The Forest contains 11000 acre of old-growth forests. The old-growth forests typically occur in the southern portion of the Forest on ridges and steep south-facing slopes and are dominated by Shortleaf Pine and various oaks, including Post Oak, Blackjack Oak, Eastern Black Oak, White Oak, and Northern Red Oak. The Forest is also home to six different endangered species.

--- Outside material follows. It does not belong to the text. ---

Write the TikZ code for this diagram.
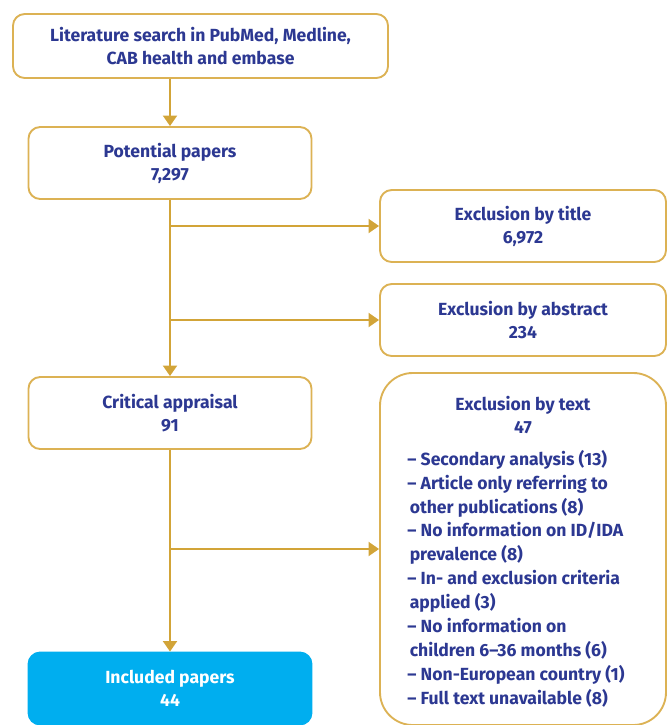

Several National Scenic Byways cross the Ozark–St. Francis National Forest, including the Scenic 7 Byway which runs from Missouri to Louisiana, 60 mi of which are within the Ozark National Forest. Scenic 7 Byway offers the greatest variety of Ozark topography and scenic vistas. The Ozark Highlands Byway provides access to the Mulberry River, Big Piney Creek, and Buffalo National River for fishermen and canoeists. The Mount Magazine Byway offers scenic overlooks of the Arkansas River Valley, and the Sylamore Scenic Byway offers a scenic drive to the Blanchard Springs Caverns. Forest headquarters are located in Russellville, Arkansas.

===Ozark National Forest===
The Ozark National Forest encompasses 1200000 acre primarily in the scenic Ozark Mountains in northern Arkansas. The forest includes the highest point in Arkansas, Mount Magazine, and Blanchard Springs Caverns. The southern section of the forest lies along the Arkansas River Valley south to the Ouachita Mountains.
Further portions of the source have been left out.